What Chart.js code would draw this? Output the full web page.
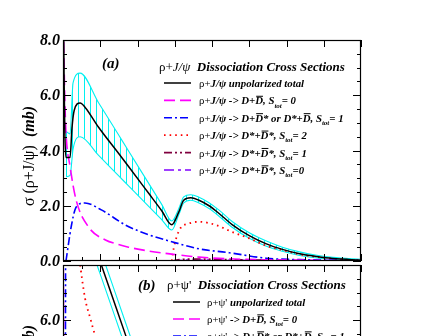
<!DOCTYPE html>
<html lang="en">
<head>
<meta charset="UTF-8" />
<title>Dissociation cross sections</title>
<script src="https://cdn.jsdelivr.net/npm/chart.js"></script>
<style>
  html, body { margin: 0; padding: 0; background: #fff; overflow: hidden; }
  .panel { position: absolute; left: 0; width: 425px; }
  #top { top: 0; height: 275px; }
  #bot { top: 263px; height: 240px; }
</style>
</head>
<body>
<div class="panel" id="top"><canvas id="chartA"></canvas></div>
<div class="panel" id="bot"><canvas id="chartB"></canvas></div>
<script>
// ---- panel (a): rho + J/psi ----
const totalX = [0.01, 0.03, 0.05, 0.08, 0.19, 0.24, 0.30, 0.46, 0.60, 0.95, 1.49, 1.76, 2.30, 2.65, 2.92, 3.11, 3.24, 3.43, 3.65, 3.92, 4.19, 4.54, 5.00, 5.46, 5.89, 6.35, 6.81, 7.24, 8.00];
const totalY = [9.5, 6.5, 4.6, 3.75, 3.75, 4.8, 5.45, 5.72, 5.55, 4.85, 3.9, 3.42, 2.45, 1.82, 1.31, 1.78, 2.2, 2.29, 2.2, 2.0, 1.72, 1.32, 0.92, 0.62, 0.42, 0.26, 0.16, 0.09, 0.03];
const bandX = [0.08, 0.19, 0.27, 0.46, 0.95, 1.49, 1.76, 2.30, 2.65, 2.92, 3.11, 3.24, 3.43, 3.65, 3.92, 4.19, 4.54, 5.00, 5.46, 5.89, 6.35, 6.81, 7.24, 8.00];
const bandHi = [4.7, 4.6, 6.45, 6.8, 5.74, 4.57, 3.98, 2.81, 2.05, 1.45, 1.9, 2.32, 2.4, 2.31, 2.11, 1.84, 1.43, 1.02, 0.72, 0.5, 0.33, 0.21, 0.13, 0.06];
const bandLo = [3.05, 3.1, 4.05, 4.5, 3.83, 3.09, 2.72, 1.98, 1.5, 1.12, 1.68, 2.1, 2.2, 2.1, 1.9, 1.62, 1.22, 0.82, 0.53, 0.35, 0.2, 0.11, 0.05, 0.01];
const ddX = [0.01, 0.05, 0.08, 0.19, 0.35, 0.68, 1.14, 1.49, 1.76, 2.30, 2.92, 3.65, 4.9, 6.5, 8.0];
const ddY = [8.5, 5.8, 4.65, 3.42, 2.22, 1.24, 0.76, 0.6, 0.5, 0.36, 0.25, 0.14, 0.06, 0.03, 0.01];
const ddsX = [0.08, 0.22, 0.32, 0.41, 0.59, 1.03, 1.68, 2.30, 2.92, 3.65, 4.46, 5.46, 6.35, 8.0];
const ddsY = [0, 1.24, 1.85, 2.04, 2.1, 1.85, 1.3, 0.95, 0.7, 0.44, 0.3, 0.1, 0.05, 0.02];
const s2X = [2.92, 2.97, 3.05, 3.16, 3.38, 3.65, 4.11, 4.54, 5.0, 5.46, 5.89, 6.35, 6.81, 7.24, 8.0];
const s2Y = [0, 0.45, 0.87, 1.2, 1.36, 1.42, 1.3, 1.05, 0.82, 0.55, 0.4, 0.24, 0.15, 0.08, 0.02];
const s1X = [2.92, 3.2, 3.65, 4.5, 5.5, 6.5, 8.0];
const s1Y = [0, 0.06, 0.07, 0.05, 0.03, 0.01, 0];
const s0X = [2.92, 3.2, 3.65, 4.5, 5.5, 6.5, 8.0];
const s0Y = [0, 0.03, 0.04, 0.03, 0.02, 0.01, 0];

// ---- panel (b): rho + psi' (only the top part is in view) ----
const psiTotX = [0.9, 1.03, 1.68, 2.0];
const psiTotY = [8.5, 8.0, 5.45, 4.2];
const psiHi = [8.95, 8.45, 5.9, 4.65];
const psiLo = [8.05, 7.55, 5.0, 3.75];
const psiRedX = [0.40, 0.46, 0.59, 0.73, 0.86, 1.0];
const psiRedY = [8.6, 8.0, 6.8, 6.07, 5.45, 4.9];
const psiBlueX = [0.065, 0.07];
const psiBlueY = [4.5, 9.0];
const psiDdX = [0.005, 0.02];
const psiDdY = [9.0, 4.5];

const yTicksA = [0, 2, 4, 6, 8];
const yTicksB = [0, 2, 4, 6];

const serif = '"Liberation Serif", "Times New Roman", serif';
const CYAN = "#00f0f0";

const pts = (xs, ys) => xs.map((x, i) => ({ x: x, y: ys[i] }));

function hatch() {
  const c = document.createElement("canvas");
  c.width = 6; c.height = 6;
  const g = c.getContext("2d");
  g.fillStyle = CYAN;
  g.fillRect(0, 0, 1, 6);
  return g.createPattern(c, "repeat");
}

function font(k, size) {
  if (k === "r") return size + "px " + serif;
  if (k === "i") return "italic " + size + "px " + serif;
  return "italic bold " + size + "px " + serif;
}

// segments: r regular, i italic, b bold italic, o overlined, s subscript
function drawRich(ctx, segs, x, y, size, measureOnly) {
  let cx = x;
  segs.forEach(([k, t]) => {
    const sub = k === "s";
    const sz = sub ? Math.round(size * 0.68) : size;
    ctx.font = font(k === "o" || sub ? "b" : k, sz);
    const w = ctx.measureText(t).width;
    if (!measureOnly) {
      ctx.fillText(t, cx, sub ? y + size * 0.3 : y);
      if (k === "o") ctx.fillRect(cx + 1, y - size * 0.8, w - 1, 1);
    }
    cx += w;
  });
  return cx - x;
}

const framePlugin = {
  id: "frame",
  afterDraw(chart, args, o) {
    const ctx = chart.ctx;
    const a = chart.chartArea;
    const xs = chart.scales.x, ys = chart.scales.y;
    ctx.save();
    ctx.strokeStyle = "#000";
    ctx.fillStyle = "#000";
    ctx.lineWidth = 1.2;
    ctx.strokeRect(a.left + 0.5, a.top + 0.5, a.right - a.left - 1, a.bottom - a.top - 1);

    ctx.lineWidth = 1;
    ctx.beginPath();
    for (let v = 0; v <= 8.001; v += 0.5) {
      const px = Math.round(xs.getPixelForValue(v)) + 0.5;
      const major = Math.abs(v - Math.round(v)) < 0.01;
      const len = major ? 7 : 4;
      if (major || o.topMinor) { ctx.moveTo(px, a.top); ctx.lineTo(px, a.top + len); }
      ctx.moveTo(px, a.bottom); ctx.lineTo(px, a.bottom - len);
    }
    for (let v = 0; v <= 8.001; v += 0.5) {
      const py = Math.round(ys.getPixelForValue(v)) + 0.5;
      const len = v % 2 === 0 ? 8 : 4;
      ctx.moveTo(a.left, py); ctx.lineTo(a.left + len, py);
      ctx.moveTo(a.right, py); ctx.lineTo(a.right - len, py);
    }
    ctx.stroke();

    // y tick labels
    ctx.font = font("b", 16);
    ctx.textAlign = "right";
    ctx.textBaseline = "middle";
    o.yTicks.forEach(v => ctx.fillText(v.toFixed(1), a.left - 3, ys.getPixelForValue(v) + 1));

    // y title (rotated)
    ctx.textAlign = "left";
    ctx.textBaseline = "alphabetic";
    const tw = drawRich(ctx, o.yTitle, 0, 0, 16, true);
    ctx.save();
    ctx.translate(o.yTitlePos[0], o.yTitlePos[1] + tw);
    ctx.rotate(-Math.PI / 2);
    drawRich(ctx, o.yTitle, 0, 0, 16);
    ctx.restore();

    // panel tag
    drawRich(ctx, [["b", o.tag[0]]], o.tag[1], o.tag[2], 15);

    // legend
    const L = o.legend;
    drawRich(ctx, L.title, L.titleX, L.titleY, 13);
    L.rows.forEach((r, i) => {
      const y = L.rowY + i * L.step;
      const ds = chart.data.datasets[r.ds];
      ctx.save();
      ctx.strokeStyle = ds.borderColor;
      ctx.lineWidth = ds.borderWidth;
      ctx.setLineDash(ds.borderDash || []);
      ctx.beginPath();
      ctx.moveTo(L.lineX, y); ctx.lineTo(L.lineX + 27, y);
      ctx.stroke();
      ctx.restore();
      drawRich(ctx, r.segs, L.textX, y + 4, 10.8);
    });
    ctx.restore();
  }
};

const line = (data, color, dash, width, order) => ({
  data: data, borderColor: color, borderDash: dash, borderWidth: width || 1.6,
  pointRadius: 0, fill: false, cubicInterpolationMode: "monotone", order: order || 1
});

function makeChart(id, datasets, padding, frame) {
  return new Chart(document.getElementById(id), {
    type: "line",
    data: { datasets: datasets },
    options: {
      responsive: true,
      maintainAspectRatio: false,
      animation: false,
      events: [],
      layout: { padding: padding },
      scales: {
        x: { type: "linear", min: 0, max: 8, display: false },
        y: { min: 0, max: 8, display: false }
      },
      plugins: { legend: { display: false }, tooltip: { enabled: false }, frame: frame }
    },
    plugins: [framePlugin]
  });
}

const rhoJ = [["r", "ρ+"], ["b", "J/ψ"]];
const rhoP = [["r", "ρ+ψ'"]];

makeChart("chartA", [
  line(pts(totalX, totalY), "#000", [], 1.5, 0),
  line(pts(ddX, ddY), "#ff00ff", [11, 5], 1.6, 1),
  line(pts(ddsX, ddsY), "#0000ff", [8, 3, 2, 3], 1.6, 1),
  line(pts(s2X, s2Y), "#ff0000", [1.6, 4], 1.8, 1),
  line(pts(s1X, s1Y), "#80003f", [8, 3, 2, 3, 2, 3], 1.6, 1),
  line(pts(s0X, s0Y), "#8000ff", [10, 4, 3, 4], 1.4, 1),
  Object.assign(line(pts(bandX, bandHi), CYAN, [], 1.1, 5), { fill: "+1", backgroundColor: hatch() }),
  line(pts(bandX, bandLo), CYAN, [], 1.1, 5)
], { left: 63, right: 64, top: 40, bottom: 14 }, {
  yTicks: yTicksA,
  topMinor: false,
  yTitle: [["r", "σ (ρ+J/ψ)  "], ["b", "(mb)"]],
  yTitlePos: [34, 106],
  tag: ["(a)", 102, 68],
  legend: {
    title: [["r", "ρ+"], ["i", "J/ψ"], ["b", "  Dissociation Cross Sections"]],
    titleX: 159, titleY: 71,
    lineX: 164, textX: 199, rowY: 83, step: 17.4,
    rows: [
      { ds: 0, segs: rhoJ.concat([["b", " unpolarized total"]]) },
      { ds: 1, segs: rhoJ.concat([["b", " -> D+"], ["o", "D"], ["b", ", S"], ["s", "tot"], ["b", "= 0"]]) },
      { ds: 2, segs: rhoJ.concat([["b", " -> D+"], ["o", "D"], ["b", "* or D*+"], ["o", "D"], ["b", ", S"], ["s", "tot"], ["b", "= 1"]]) },
      { ds: 3, segs: rhoJ.concat([["b", " -> D*+"], ["o", "D"], ["b", "*, S"], ["s", "tot"], ["b", "= 2"]]) },
      { ds: 4, segs: rhoJ.concat([["b", " -> D*+"], ["o", "D"], ["b", "*, S"], ["s", "tot"], ["b", "= 1"]]) },
      { ds: 5, segs: rhoJ.concat([["b", " -> D*+"], ["o", "D"], ["b", "*, S"], ["s", "tot"], ["b", "=0"]]) }
    ]
  }
});

makeChart("chartB", [
  line(pts(psiTotX, psiTotY), "#000", [], 1.5, 0),
  line(pts(psiDdX, psiDdY), "#ff00ff", [11, 5], 1.6, 1),
  line(pts(psiBlueX, psiBlueY), "#0000ff", [8, 3, 2, 3], 1.6, 1),
  line(pts(psiRedX, psiRedY), "#ff0000", [1.6, 4], 1.8, 1),
  line(pts(psiTotX, psiHi), CYAN, [], 1.1, 5),
  line(pts(psiTotX, psiLo), CYAN, [], 1.1, 5)
], { left: 63, right: 64, top: 2, bottom: 18 }, {
  yTicks: yTicksB,
  topMinor: true,
  yTitle: [["r", "σ (ρ+ψ')  "], ["b", "(mb)"]],
  yTitlePos: [34, 62],
  tag: ["(b)", 138, 27],
  legend: {
    title: [["r", "ρ+ψ'"], ["b", "  Dissociation Cross Sections"]],
    titleX: 167, titleY: 26,
    lineX: 173, textX: 207, rowY: 39, step: 17,
    rows: [
      { ds: 0, segs: rhoP.concat([["b", " unpolarized total"]]) },
      { ds: 1, segs: rhoP.concat([["b", " -> D+"], ["o", "D"], ["b", ", S"], ["s", "tot"], ["b", "= 0"]]) },
      { ds: 2, segs: rhoP.concat([["b", " -> D+"], ["o", "D"], ["b", "* or D*+"], ["o", "D"], ["b", ", S"], ["s", "tot"], ["b", "= 1"]]) }
    ]
  }
});
</script>
</body>
</html>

--*--

[WHAT IS EXPECTED] Without any pictures, reproduce the lines from the first one in the material through the line that has "const s0Y = [0, 0.03, 0.04, 0.03, 0.02, 0.01, 0];", exactly as they appear.

[SOLUTION TO THE EXERCISE]
What Chart.js code would draw this? Output the full web page.
<!DOCTYPE html>
<html lang="en">
<head>
<meta charset="UTF-8" />
<title>Dissociation cross sections</title>
<script src="https://cdn.jsdelivr.net/npm/chart.js"></script>
<style>
  html, body { margin: 0; padding: 0; background: #fff; overflow: hidden; }
  .panel { position: absolute; left: 0; width: 425px; }
  #top { top: 0; height: 275px; }
  #bot { top: 263px; height: 240px; }
</style>
</head>
<body>
<div class="panel" id="top"><canvas id="chartA"></canvas></div>
<div class="panel" id="bot"><canvas id="chartB"></canvas></div>
<script>
// ---- panel (a): rho + J/psi ----
const totalX = [0.01, 0.03, 0.05, 0.08, 0.19, 0.24, 0.30, 0.46, 0.60, 0.95, 1.49, 1.76, 2.30, 2.65, 2.92, 3.11, 3.24, 3.43, 3.65, 3.92, 4.19, 4.54, 5.00, 5.46, 5.89, 6.35, 6.81, 7.24, 8.00];
const totalY = [9.5, 6.5, 4.6, 3.75, 3.75, 4.8, 5.45, 5.72, 5.55, 4.85, 3.9, 3.42, 2.45, 1.82, 1.31, 1.78, 2.2, 2.29, 2.2, 2.0, 1.72, 1.32, 0.92, 0.62, 0.42, 0.26, 0.16, 0.09, 0.03];
const bandX = [0.08, 0.19, 0.27, 0.46, 0.95, 1.49, 1.76, 2.30, 2.65, 2.92, 3.11, 3.24, 3.43, 3.65, 3.92, 4.19, 4.54, 5.00, 5.46, 5.89, 6.35, 6.81, 7.24, 8.00];
const bandHi = [4.7, 4.6, 6.45, 6.8, 5.74, 4.57, 3.98, 2.81, 2.05, 1.45, 1.9, 2.32, 2.4, 2.31, 2.11, 1.84, 1.43, 1.02, 0.72, 0.5, 0.33, 0.21, 0.13, 0.06];
const bandLo = [3.05, 3.1, 4.05, 4.5, 3.83, 3.09, 2.72, 1.98, 1.5, 1.12, 1.68, 2.1, 2.2, 2.1, 1.9, 1.62, 1.22, 0.82, 0.53, 0.35, 0.2, 0.11, 0.05, 0.01];
const ddX = [0.01, 0.05, 0.08, 0.19, 0.35, 0.68, 1.14, 1.49, 1.76, 2.30, 2.92, 3.65, 4.9, 6.5, 8.0];
const ddY = [8.5, 5.8, 4.65, 3.42, 2.22, 1.24, 0.76, 0.6, 0.5, 0.36, 0.25, 0.14, 0.06, 0.03, 0.01];
const ddsX = [0.08, 0.22, 0.32, 0.41, 0.59, 1.03, 1.68, 2.30, 2.92, 3.65, 4.46, 5.46, 6.35, 8.0];
const ddsY = [0, 1.24, 1.85, 2.04, 2.1, 1.85, 1.3, 0.95, 0.7, 0.44, 0.3, 0.1, 0.05, 0.02];
const s2X = [2.92, 2.97, 3.05, 3.16, 3.38, 3.65, 4.11, 4.54, 5.0, 5.46, 5.89, 6.35, 6.81, 7.24, 8.0];
const s2Y = [0, 0.45, 0.87, 1.2, 1.36, 1.42, 1.3, 1.05, 0.82, 0.55, 0.4, 0.24, 0.15, 0.08, 0.02];
const s1X = [2.92, 3.2, 3.65, 4.5, 5.5, 6.5, 8.0];
const s1Y = [0, 0.06, 0.07, 0.05, 0.03, 0.01, 0];
const s0X = [2.92, 3.2, 3.65, 4.5, 5.5, 6.5, 8.0];
const s0Y = [0, 0.03, 0.04, 0.03, 0.02, 0.01, 0];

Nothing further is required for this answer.